Seriously not since Crash (the feel-good racist one, not carwoundsex) has there been an ensemble of characters so endlessly fascinating in their presentation as over-the-top trainwrecks who are attractively repellent in a cringe-worthy kind of way. For much of this we can thank Sarah Palin and her moose brood, sullying the good name of Alaska for at least the next 32 years. I mean that woman was such a machine of hilarity that America decided to watch 30 Rock for at least a week. And after the election, Palin had the good sense to not just go back to Alaska and, you know, do her job but instead KEEP ON TALKING IN ENDLESS NONSENSICAL SENTENCES while she made reindeer lasagna in her kitchen during an interview and presided over the genocide of turkeys/her political career and put on her Britney costume complete with Cheetohs and jugs of moonshine during a Republican Governor’s Ball held at a non-elitist Real American Motel 6 because that’s all they can afford anymore.
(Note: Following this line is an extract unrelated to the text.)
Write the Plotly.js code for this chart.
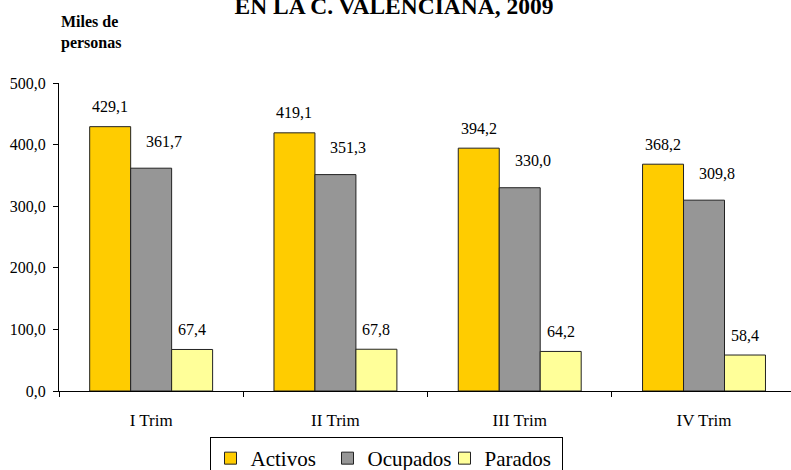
<!DOCTYPE html>
<html>
<head>
<meta charset="utf-8">
<script src="https://cdn.plot.ly/plotly-3.0.1.min.js"></script>
<style>html,body{margin:0;padding:0;background:#fff;}#chart{width:791px;height:470px;}</style>
</head>
<body>
<div id="chart"></div>
<script>
const categories = ["I Trim", "II Trim", "III Trim", "IV Trim"];
const activos = [429.1, 419.1, 394.2, 368.2];
const ocupados = [361.7, 351.3, 330.0, 309.8];
const parados = [67.4, 67.8, 64.2, 58.4];
const seriesNames = ["Activos", "Ocupados", "Parados"];
const seriesColors = ["#FFCC00", "#969696", "#FFFF99"];
const yTicks = [0, 100, 200, 300, 400, 500];

const fmt = v => v.toFixed(1).replace('.', ',');
const serif = "Liberation Serif";

const allSeries = [activos, ocupados, parados];
const traces = allSeries.map((vals, i) => ({
  type: 'bar',
  name: seriesNames[i],
  x: categories,
  y: vals,
  marker: {color: seriesColors[i], line: {color: '#222', width: 1}},
  hoverinfo: 'none'
}));

const xShifts = [-41, 13, 41];
const yShifts = [20, 27, 20];
const annotations = [];
allSeries.forEach((vals, s) => {
  vals.forEach((v, i) => {
    annotations.push({
      x: categories[i], y: v, xref: 'x', yref: 'y',
      text: fmt(v), showarrow: false,
      xshift: xShifts[s], yshift: yShifts[s],
      xanchor: 'center', yanchor: 'middle',
      font: {family: serif, size: 16, color: '#000'}
    });
  });
});
annotations.push({
  xref: 'paper', yref: 'paper', x: 0, y: 1.095,
  xanchor: 'left', yanchor: 'bottom', align: 'left', showarrow: false,
  text: '<b>Miles de<br>personas</b>',
  font: {family: serif, size: 16, color: '#000'}
});

const layout = {
  width: 791, height: 470,
  margin: {l: 59, r: 0, t: 83, b: 79},
  paper_bgcolor: '#fff', plot_bgcolor: '#fff',
  title: {
    text: '<b>EN LA C. VALENCIANA, 2009</b>',
    x: 394/791, xanchor: 'center', xref: 'container',
    y: 1 - 6/470, yanchor: 'middle', yref: 'container',
    font: {family: serif, size: 23.5, color: '#000'}
  },
  barmode: 'group',
  bargap: 0.333,
  bargroupgap: 0,
  xaxis: {
    type: 'category',
    range: [-0.5, 3.472],
    showline: true, linecolor: '#000', linewidth: 1,
    ticks: 'outside', tickson: 'boundaries', ticklen: 5, tickcolor: '#000',
    ticklabelstandoff: 14,
    tickfont: {family: serif, size: 17, color: '#000'},
    showgrid: false, zeroline: false, fixedrange: true
  },
  yaxis: {
    range: [0, 500],
    tickvals: yTicks,
    ticktext: yTicks.map(fmt),
    showline: true, linecolor: '#000', linewidth: 1,
    ticks: 'outside', ticklen: 5, tickcolor: '#000',
    ticklabelstandoff: 4,
    tickfont: {family: serif, size: 16, color: '#000'},
    showgrid: false, zeroline: false, fixedrange: true
  },
  showlegend: true,
  legend: {
    orientation: 'h',
    xref: 'container', yref: 'container',
    x: 386/791, xanchor: 'center',
    y: 1 - 437/470, yanchor: 'top',
    bordercolor: '#000', borderwidth: 1,
    bgcolor: '#fff',
    font: {family: serif, size: 21, color: '#000'},
    itemwidth: 30, tracegroupgap: 0,
    entrywidth: 72, entrywidthmode: 'pixels'
  },
  annotations: annotations
};

Plotly.newPlot('chart', traces, layout, {displayModeBar: false, staticPlot: true});
</script>
</body>
</html>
Then there’s this bald old whore. Shut the fuck up and keep writing books for Christian presses and selling snuff films and umbrella-terrorizing or at least try to win another Emmy I mean losing to James Spader all the time has got to be fucking embarrassing.

As much as I’d like for all of them to just go away, really I’d like to have the main players of GOP hilarity during the election to just move into a house and be documented for all eternity. Bristol and Levi should move in with Jamie-Lynn and Casey and they can be in-the-prime-of-their-lives gorgeous together before realizing they’ve wasted their louchely hot youth and maybe Bristol tries to flush a diaper down the toilet or something so Joe Sam Plumberbacher has to saunter in with a beer haze and plumbing tools he’s never even heard of while Sarah and Lynne dispense mom-advice because they are soooooo qualified and Todd Palin takes the boys out to shoot unicorns while riding snow machines because they’re not snowmobiles even though they’re the same thing.

On a sad note: I would totally have sex with Levi and Casey and Sam the Wurzel.